A Four-Hierarchy method for the design of organic Rankine cycle (ORC) power plants

Abstract

In this paper, a practical and general-adapted optimization and decision-making method is proposed for thermal systems designed for a wide range of energy field regarding organic Rankine cycle and thermodynamic cycles. This method is composed of four progressive hierarchies including modelling, optimization, scheme comparison and decision-making. To demonstrate the Four-Hierarchy method, performance of a basic trans-critical ORC and a recuperative trans-critical ORC are analyzed and compared. The NSGA-II algorithm is adopted to obtain the Pareto optimal frontier.

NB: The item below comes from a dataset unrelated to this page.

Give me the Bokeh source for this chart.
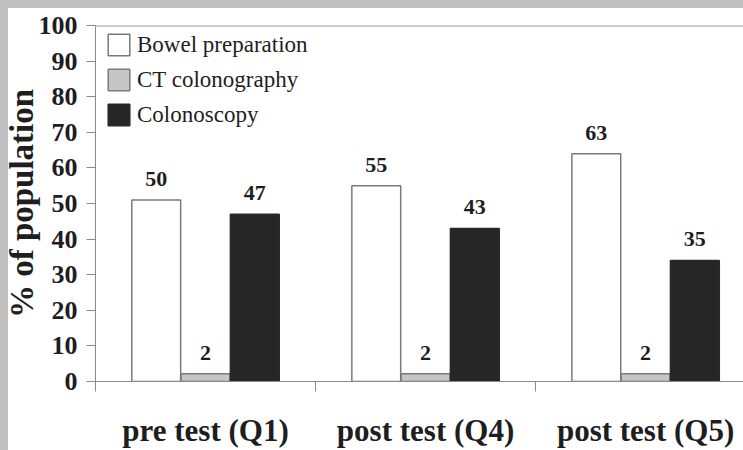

Four decision-making methods which are Shannon Entropy, modified LINMAP, TOPSIS and TLFDM are applied for evaluating the Pareto set points. Furthermore, the final Pareto-optimal solution is determined by the root-mean-square difference, correlation coefficient and standard deviation in the Taylor diagram. The optimal results indicate that the final Pareto-optimal solution often appears at LINMAP and TLFDM points. In contrast with basic trans-critical ORC, the recuperative trans-critical ORC can always improve the system’s thermodynamic performance. But the techno-economics is only enhanced when the energy grade of heat source is sufficient. The most beneficial improvement is the average reduction of heat transfer area per net output power by more than 27.0% and 30.0% in the medium temperature and high temperature geothermal reservoirs, respectively. Based on the case study, the presented method has proved its application value, and has shown its promising applicability in a wide range of energy field regarding organic Rankine cycle and thermodynamic cycles for energy conversion.